Going from a McLaren to a Ford F-450 diesel is a logical progression, right? Probably not. I’ll jump right into some numbers: over 20 percent of new vehicles sold are pickup trucks. The top three best-selling vehicles on the market are full-size pickups (Ford F series, Ram 1500, and Chevy Silverado). Why? Statistics show that the vast majority of truck owners don’t use their trucks for truck things more than a couple times per year. So, why do so many people spend $56,000, on average, on pickups when they could just buy something more logical and rent or borrow a truck when needed? People like big trucks, that’s why. 

I am a proponent of buying the right tool for the job. This also applies to car buying. If you want a practical, no frills, cheap daily driver, you get a Prius. If you want an affordable sports car, you get a Miata. If you need to haul 30,000 pounds of junk, you get a heavy-duty truck. Most people will need a truck once or twice a year. So, they go buy one and daily drive it just so they’re ready for those few hours of truck things. It’s mind-bogglingly illogical. It costs about $40 to rent the Home Depot truck for half a day. It costs an extra couple thousand per year to drive a full-size truck rather than a nice, practical Mazda 3 hatch, for example. It costs around $45K to own an F150 for five years. A Mazda 3 costs $28K to own for five years. That is a massive difference! And I didn’t pick some horrible econobox to compare to the F150, the Mazda 3 is an excellent car with an amazing interior, great driving dynamics, excellent design, and tons of space. 

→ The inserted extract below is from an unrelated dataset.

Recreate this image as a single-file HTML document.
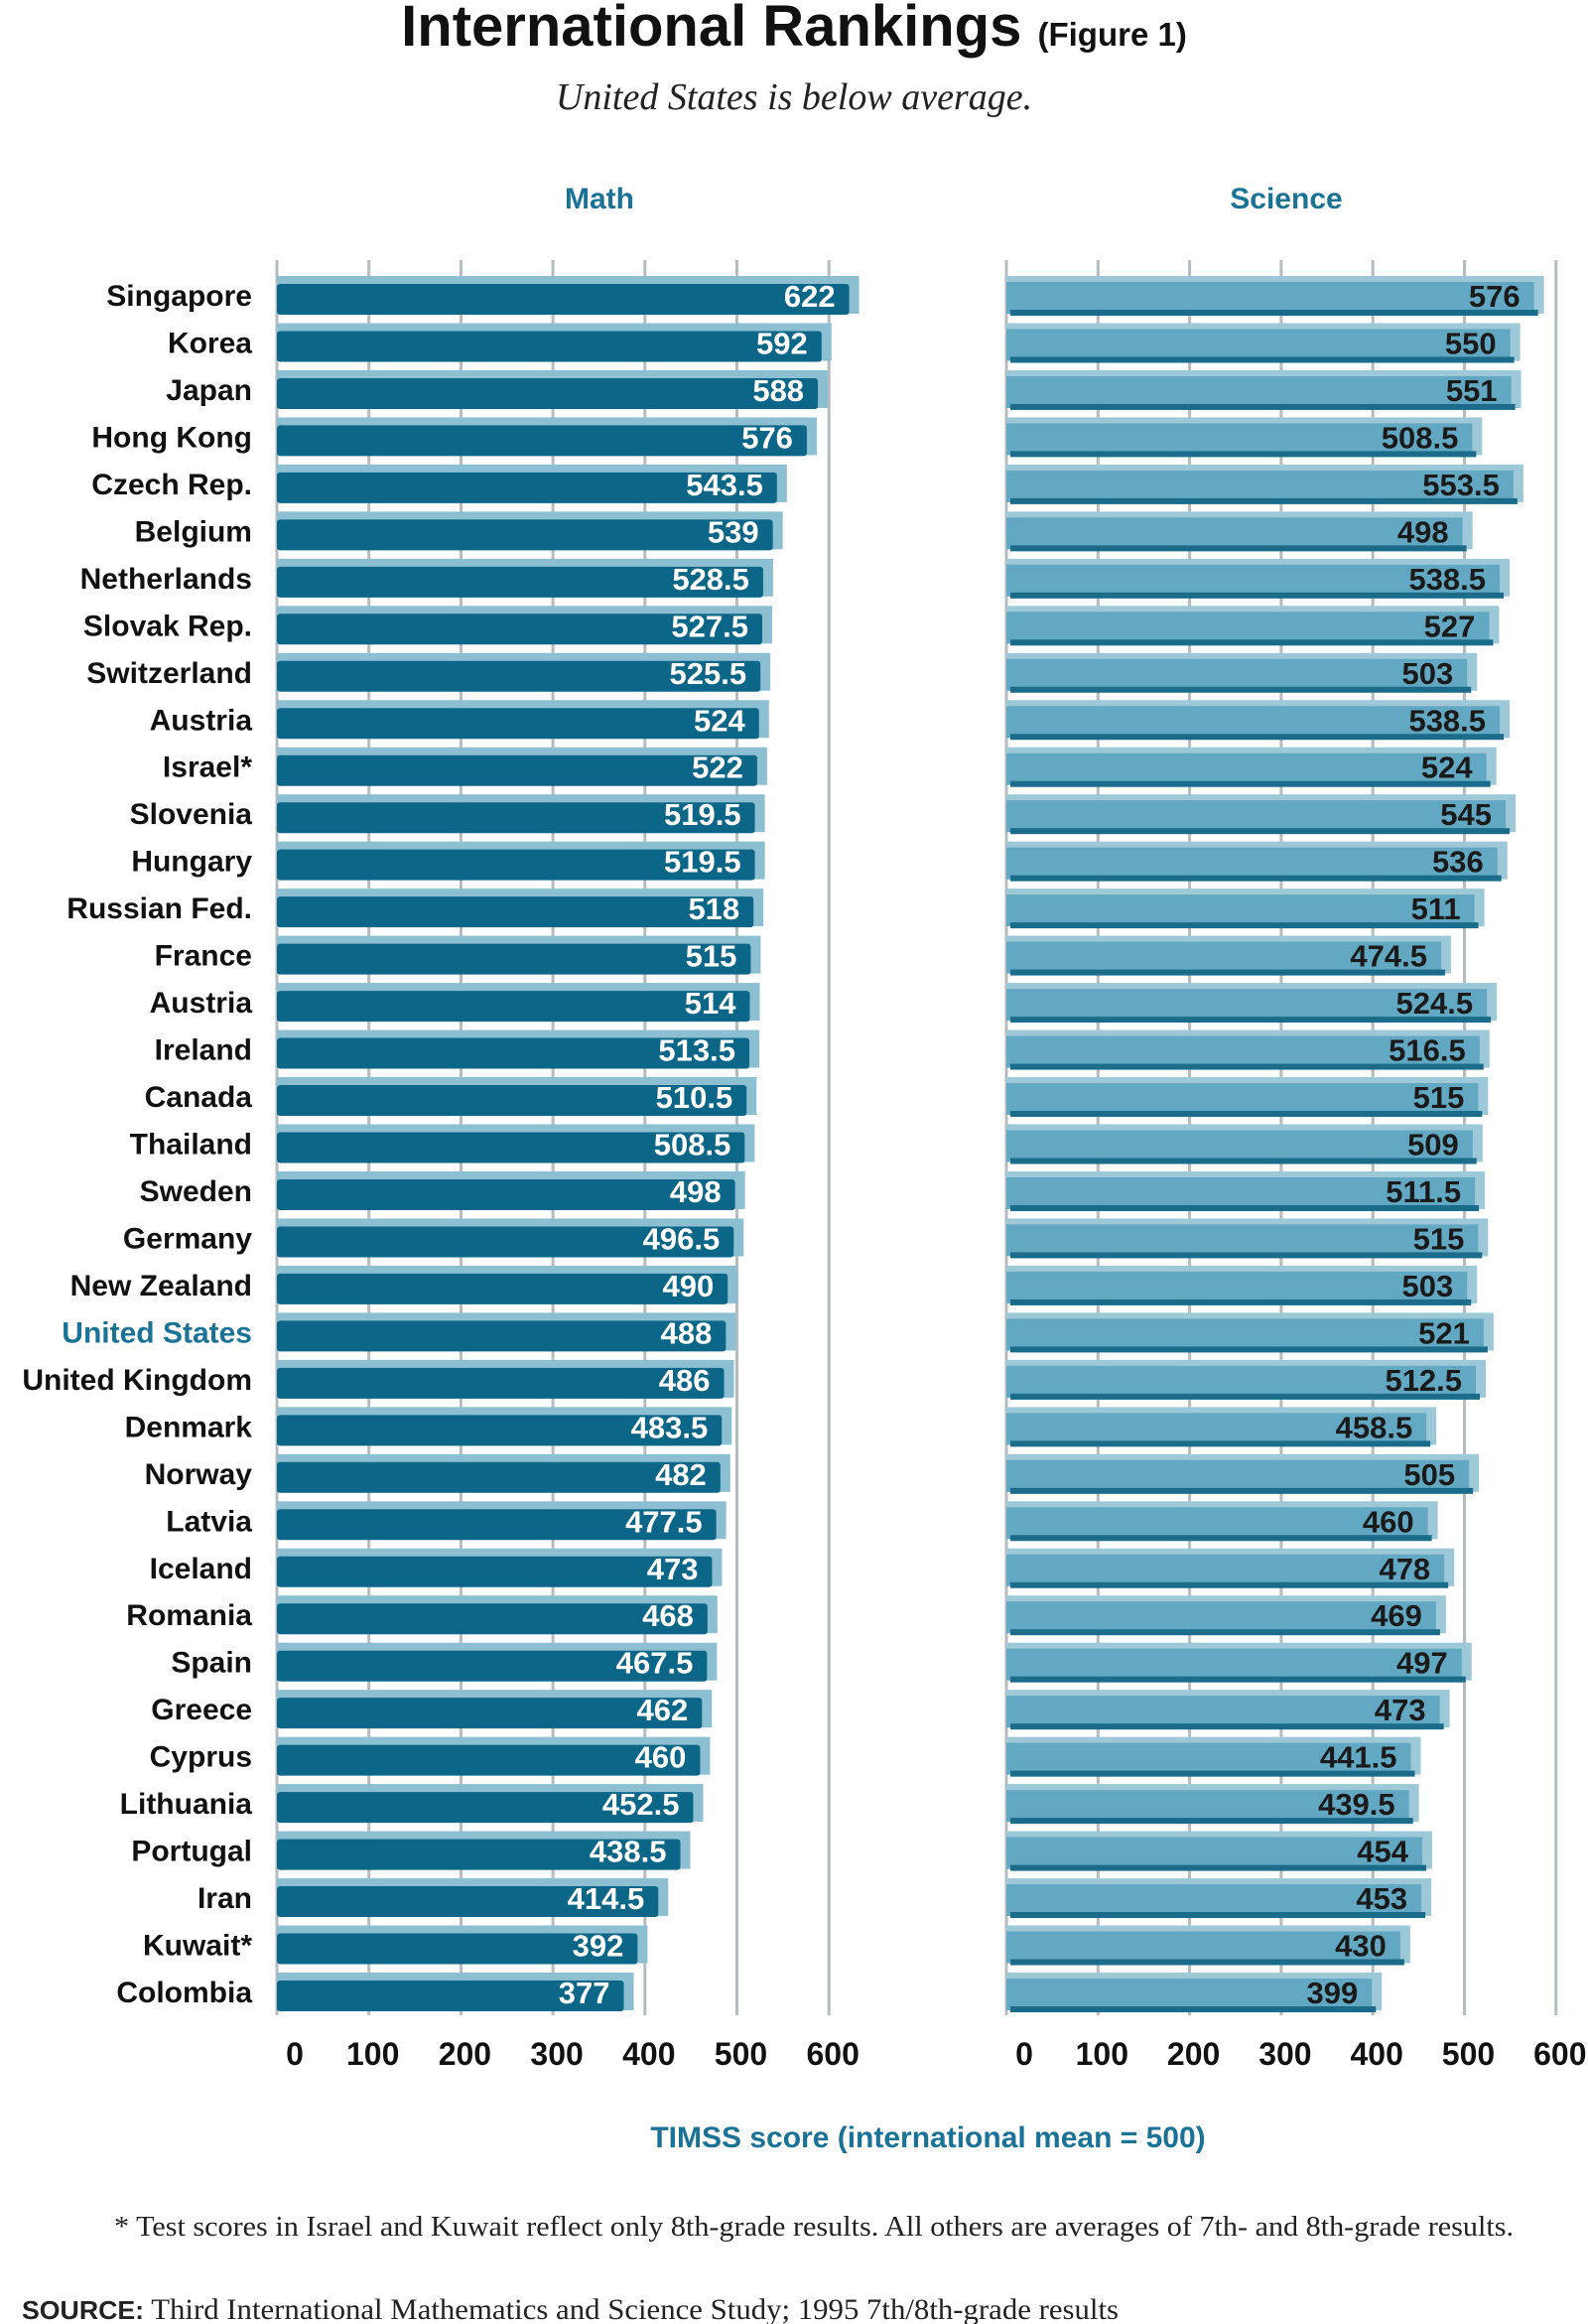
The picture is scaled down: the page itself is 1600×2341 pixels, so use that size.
<!DOCTYPE html>
<html><head><meta charset="utf-8"><style>
body{margin:0;background:#fff;width:1600px;height:2341px;overflow:hidden}
svg{display:block}
</style></head><body>
<svg id="chart" width="1600" height="2341" xmlns="http://www.w3.org/2000/svg">
<text x="800" y="46" text-anchor="middle" font-family="Liberation Sans, sans-serif" font-weight="bold" font-size="58" fill="#111">International Rankings <tspan font-size="33">(Figure 1)</tspan></text>
<text x="800" y="110" text-anchor="middle" font-family="Liberation Serif, serif" font-style="italic" font-size="38" fill="#222">United States is below average.</text>
<text x="604" y="210" text-anchor="middle" font-family="Liberation Sans, sans-serif" font-weight="bold" font-size="30" fill="#1a7396">Math</text>
<text x="1296" y="210" text-anchor="middle" font-family="Liberation Sans, sans-serif" font-weight="bold" font-size="30" fill="#1a7396">Science</text>
<g id="grid"></g><g id="bars"></g><g id="labels"></g>
<text x="935" y="2163" text-anchor="middle" font-family="Liberation Sans, sans-serif" font-weight="bold" font-size="30" fill="#1a7396">TIMSS score (international mean = 500)</text>
<text x="820" y="2252" text-anchor="middle" font-family="Liberation Serif, serif" font-size="29" fill="#222" textLength="1410" lengthAdjust="spacingAndGlyphs">* Test scores in Israel and Kuwait reflect only 8th-grade results. All others are averages of 7th- and 8th-grade results.</text>
<text x="22" y="2336" font-family="Liberation Serif, serif" font-size="30" fill="#222" textLength="1105" lengthAdjust="spacingAndGlyphs"><tspan font-family="Liberation Sans, sans-serif" font-weight="bold" font-size="26">SOURCE:</tspan> Third International Mathematics and Science Study; 1995 7th/8th-grade results</text>
</svg>
<script>
const countries=["Singapore","Korea","Japan","Hong Kong","Czech Rep.","Belgium","Netherlands","Slovak Rep.","Switzerland","Austria","Israel*","Slovenia","Hungary","Russian Fed.","France","Austria","Ireland","Canada","Thailand","Sweden","Germany","New Zealand","United States","United Kingdom","Denmark","Norway","Latvia","Iceland","Romania","Spain","Greece","Cyprus","Lithuania","Portugal","Iran","Kuwait*","Colombia"];
const mathScores=[622,592,588,576,543.5,539,528.5,527.5,525.5,524,522,519.5,519.5,518,515,514,513.5,510.5,508.5,498,496.5,490,488,486,483.5,482,477.5,473,468,467.5,462,460,452.5,438.5,414.5,392,377];
const scienceScores=[576,550,551,508.5,553.5,498,538.5,527,503,538.5,524,545,536,511,474.5,524.5,516.5,515,509,511.5,515,503,521,512.5,458.5,505,460,478,469,497,473,441.5,439.5,454,453,430,399];
const ticks=[0,100,200,300,400,500,600];
const NS="http://www.w3.org/2000/svg";
const rowTop=278, pitch=(2007-298)/36;
const panels=[{x0:279,scale:0.927,dark:"#0c6688",light:"#8cbfd2",txt:"#fff",name:"math"},
              {x0:1014,scale:0.923,dark:"#1b6c8a",light:"#62a8c2",txt:"#1a1a1a",name:"science"}];
panels[0].data=mathScores; panels[1].data=scienceScores;
function xs(p,v){return p.x0+v*p.scale;}
function yr(i){return rowTop+i*pitch;}
function mk(tag,attrs,parent){const e=document.createElementNS(NS,tag);for(const k in attrs)e.setAttribute(k,attrs[k]);parent.appendChild(e);return e;}
const grid=document.getElementById("grid"),bars=document.getElementById("bars"),labels=document.getElementById("labels");
panels.forEach(p=>{
  ticks.forEach(t=>{
    const l=mk("line",{x1:xs(p,t),x2:xs(p,t),y1:262,y2:2030,stroke:"#b5bcc0","stroke-width":3},grid);
    
    
    const tx=mk("text",{x:xs(p,t)+(t===0?18:4),y:2080,"text-anchor":"middle","font-family":"Liberation Sans, sans-serif","font-weight":"bold","font-size":32,fill:"#111"},labels);
    tx.textContent=t;
    
    
  });
  p.data.forEach((v,i)=>{
    const y=yr(i),end=xs(p,v);
    const g=mk("g",{},bars);
    
    
    mk("rect",{x:p.x0,y:y,width:end-p.x0+10,height:38,fill:p.name==="math"?p.light:"#9cc8d8"},g);
    if(p.name==="math"){
      mk("rect",{x:p.x0,y:y+8,width:end-p.x0,height:31,rx:3,fill:p.dark},g);
    }else{
      mk("rect",{x:p.x0,y:y+6,width:end-p.x0,height:32,fill:p.light},g);
      mk("rect",{x:p.x0+4,y:y+34,width:end-p.x0,height:6,fill:p.dark},g);
    }
    const tx=mk("text",{x:end-14,y:y+31,"text-anchor":"end","font-family":"Liberation Sans, sans-serif","font-weight":"bold","font-size":31,fill:p.txt},labels);
    tx.textContent=v;
    
    
  });
});
countries.forEach((c,i)=>{
  const tx=mk("text",{x:254,y:yr(i)+30,"text-anchor":"end","font-family":"Liberation Sans, sans-serif","font-weight":"bold","font-size":30,fill:c==="United States"?"#1a7396":"#111"},labels);
  tx.textContent=c;
  
  
});
</script>
</body></html>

I spent a week daily driving a 2013 Ford F-450 Lariat with the 6.7L turbo diesel. It’s massive. This one has the crew cab and 8’ bed which is the longest version you can buy. In fact, It’s the longest noncommercial vehicle on the market at 22 feet long and it’s also 8’ wide not including the mirrors and weighs 8,000 lbs. which is the same as 4 Mitsubishi Mirages. The big diesel makes 400 hp and a whopping 800 lbs./ft of torque which makes this thing four seconds faster to 60 mph than a Mitsubishi Mirage. This F-450 was equipped with a killer Sony sound system with a sub built in, heated and cooled leather seats, and all the other usual features. The seats are huge and very comfortable and, obviously, there is a ton of space. It has a normal glove box, huge center console, and even a third enclosed storage area on top of the dash with more 12v and USB outlets built in. This thing makes a Rolls Royce Phantom feel cramped. No complaints about the interior, especially for a 2013 model. But, as soon as you start driving, the size of this behemoth makes itself very known. It’s wider than a Hummer H1 and longer than any other truck on the market, so it’s not exactly easy to maneuver. Parking lots are a nightmare, driveways seem like they’re made by Little Tikes by comparison, and you can just forget about street parking in a city. Turning in this truck feels more like turning in a bus rather than a normal car. You can feel yourself moving sideways if that makes any sense. I emptied out my normal Germantown two-car garage to see if this truck would fit. Not even close. I pulled into the garage as far as possible and there was still a few feet of truck sticking out. The size isn’t a problem if you’re towing a gooseneck across the country, but as a daily driver, it’s immensely impractical. 

But, here’s the thing, if we all bought cars purely based on logic, we would all drive Priuses. That’s a boring world that I want no part of. So, go buy yourself a big ole parkin’ spot fillin’, diesel suckin’, garage not fittin’, hard maneuverin’ pickup if that’s what you want! But don’t say I didn’t warn you.